Al mismo tiempo, Europa está inmersa en un armamento progresivo que desembocará en la Primera Guerra Mundial. Las potencias europeas firman continuas alianzas entre ellas, que resquebrajan el continente. Y, llegado ya el siglo XX, la cosa no mejorará en absoluto: tras la Gran Guerra, se produce el auge del fascismo y, con él, la Segunda Guerra Mundial.
En este contexto de guerras y de muerte, el ser humano ha perdido la referencia. Ya no puede aferrarse a Dios y a la promesa de un mundo ultraterreno; el consuelo religioso ha perdido su capacidad de convicción. En consecuencia, hombres y mujeres se sienten desamparados en medio de un caos inmenso.

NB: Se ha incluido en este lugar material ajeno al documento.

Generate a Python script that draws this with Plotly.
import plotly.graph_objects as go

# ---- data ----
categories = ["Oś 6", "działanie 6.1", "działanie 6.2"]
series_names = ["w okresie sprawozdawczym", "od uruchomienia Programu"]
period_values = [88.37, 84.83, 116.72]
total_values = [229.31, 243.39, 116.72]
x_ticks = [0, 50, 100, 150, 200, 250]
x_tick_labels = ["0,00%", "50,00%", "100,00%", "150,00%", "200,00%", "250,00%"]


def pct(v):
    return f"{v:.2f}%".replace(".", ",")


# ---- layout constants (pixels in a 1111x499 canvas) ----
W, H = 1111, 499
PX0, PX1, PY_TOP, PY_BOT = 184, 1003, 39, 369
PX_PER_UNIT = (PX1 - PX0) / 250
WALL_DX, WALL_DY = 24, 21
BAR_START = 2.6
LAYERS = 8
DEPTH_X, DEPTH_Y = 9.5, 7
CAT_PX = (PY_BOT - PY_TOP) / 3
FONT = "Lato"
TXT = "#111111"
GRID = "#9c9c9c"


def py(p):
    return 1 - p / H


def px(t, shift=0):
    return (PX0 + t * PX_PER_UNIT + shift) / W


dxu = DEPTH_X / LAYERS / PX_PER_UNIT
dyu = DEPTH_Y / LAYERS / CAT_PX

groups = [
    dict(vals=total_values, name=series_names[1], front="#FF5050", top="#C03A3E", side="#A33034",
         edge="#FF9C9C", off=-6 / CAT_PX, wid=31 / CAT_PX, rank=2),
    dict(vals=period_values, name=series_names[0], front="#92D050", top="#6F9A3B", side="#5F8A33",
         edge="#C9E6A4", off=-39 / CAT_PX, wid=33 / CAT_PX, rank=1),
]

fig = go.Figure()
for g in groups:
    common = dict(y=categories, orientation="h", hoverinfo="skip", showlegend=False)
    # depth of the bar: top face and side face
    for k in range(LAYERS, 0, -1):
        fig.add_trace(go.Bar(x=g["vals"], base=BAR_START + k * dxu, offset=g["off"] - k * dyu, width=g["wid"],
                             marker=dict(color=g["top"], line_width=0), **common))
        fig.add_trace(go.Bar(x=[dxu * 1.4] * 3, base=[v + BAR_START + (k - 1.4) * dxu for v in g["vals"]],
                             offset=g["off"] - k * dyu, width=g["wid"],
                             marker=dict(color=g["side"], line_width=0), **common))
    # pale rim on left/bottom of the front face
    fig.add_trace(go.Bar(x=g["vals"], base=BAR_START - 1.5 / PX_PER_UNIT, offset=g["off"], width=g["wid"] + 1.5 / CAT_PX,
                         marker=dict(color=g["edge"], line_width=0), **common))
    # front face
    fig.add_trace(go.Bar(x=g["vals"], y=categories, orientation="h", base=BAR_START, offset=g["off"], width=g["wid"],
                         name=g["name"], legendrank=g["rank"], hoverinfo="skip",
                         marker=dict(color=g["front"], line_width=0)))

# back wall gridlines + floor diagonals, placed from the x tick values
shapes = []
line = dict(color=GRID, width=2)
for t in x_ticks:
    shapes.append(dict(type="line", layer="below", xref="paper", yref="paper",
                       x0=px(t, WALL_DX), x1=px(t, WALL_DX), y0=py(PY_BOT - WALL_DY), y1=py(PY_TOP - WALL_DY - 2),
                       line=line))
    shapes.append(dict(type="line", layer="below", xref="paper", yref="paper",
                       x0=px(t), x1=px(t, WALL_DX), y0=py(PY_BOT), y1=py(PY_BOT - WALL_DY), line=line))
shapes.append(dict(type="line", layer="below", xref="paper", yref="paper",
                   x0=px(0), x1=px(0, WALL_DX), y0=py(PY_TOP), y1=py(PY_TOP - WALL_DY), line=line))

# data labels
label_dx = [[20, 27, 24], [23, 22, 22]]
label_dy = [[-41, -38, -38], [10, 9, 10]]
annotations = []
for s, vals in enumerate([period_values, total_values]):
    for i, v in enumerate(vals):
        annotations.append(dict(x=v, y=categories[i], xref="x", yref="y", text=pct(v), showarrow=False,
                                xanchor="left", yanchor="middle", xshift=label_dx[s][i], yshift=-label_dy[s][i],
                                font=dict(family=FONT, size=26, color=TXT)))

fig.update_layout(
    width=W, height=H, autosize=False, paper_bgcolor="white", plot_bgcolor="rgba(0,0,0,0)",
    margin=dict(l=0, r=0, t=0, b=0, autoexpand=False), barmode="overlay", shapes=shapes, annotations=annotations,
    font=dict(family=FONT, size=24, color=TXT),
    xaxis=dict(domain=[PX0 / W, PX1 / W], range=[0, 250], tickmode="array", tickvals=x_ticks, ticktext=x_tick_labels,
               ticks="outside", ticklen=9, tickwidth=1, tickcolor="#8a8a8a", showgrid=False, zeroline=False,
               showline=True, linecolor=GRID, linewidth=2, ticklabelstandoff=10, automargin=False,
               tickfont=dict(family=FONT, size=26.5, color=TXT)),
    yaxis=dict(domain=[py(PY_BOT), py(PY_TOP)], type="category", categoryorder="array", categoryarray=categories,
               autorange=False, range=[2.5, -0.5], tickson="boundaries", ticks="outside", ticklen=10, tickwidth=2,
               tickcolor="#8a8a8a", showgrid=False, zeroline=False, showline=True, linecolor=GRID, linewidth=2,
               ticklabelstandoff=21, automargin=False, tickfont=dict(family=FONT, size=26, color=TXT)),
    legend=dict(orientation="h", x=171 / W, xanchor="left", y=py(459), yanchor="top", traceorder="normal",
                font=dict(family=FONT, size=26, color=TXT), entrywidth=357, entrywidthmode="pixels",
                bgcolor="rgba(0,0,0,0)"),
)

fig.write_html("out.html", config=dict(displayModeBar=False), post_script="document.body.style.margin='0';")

En este contexto, surgen las preguntas: ¿Quiénes somos? ¿Por qué estamos aquí? La corriente existencialista toma fuerza, y plantea si la presencia del ser humano en el mundo tiene algún sentido. Y, si lo tiene, se pregunta cuál es su papel (y su responsabilidad) en todo ello.
La búsqueda de respuestas
En realidad, el existencialismo es una búsqueda, no una respuesta. Es cierto que, como hemos comentado anteriormente, los diversos pensadores aventuran varios caminos, pero ninguno de ellos satisface plenamente al conflicto existencial.
El existencialismo cristiano de Soren Kierkegaard hace hincapié en una relación directa con Dios, más allá de códigos morales y éticos preestablecidos. Su filosofía es, pues, radicalmente contraria a la de Hegel, que olvida la individualidad como motor de avance. Para Kierkegaard, la evolución solo puede darse desde una constante elección vital, que emerge de la absoluta libertad y el libre albedrío del ser humano.
Por su parte, Jean-Paul Sartre aboga por un existencialismo “sin Dios”, en el que el ser humano se hace a sí mismo mediante sus propias decisiones. El hombre existe en primer lugar; más tarde, se encuentra en el mundo, solo y desconcertado. Finalmente, y exclusivamente a través sus actos personales, se define a sí mismo, sin que en esta definición medie ninguna divinidad.
Por último, Albert Camus propone una solución que podríamos llamar, quizá, intermedia. Mediante su teoría de la absurdidad de la vida, afirma que el papel de Dios en la vida humana, así como el sentido de esta última, es completamente irrelevante, y que lo único que importa, en realidad, es vivir.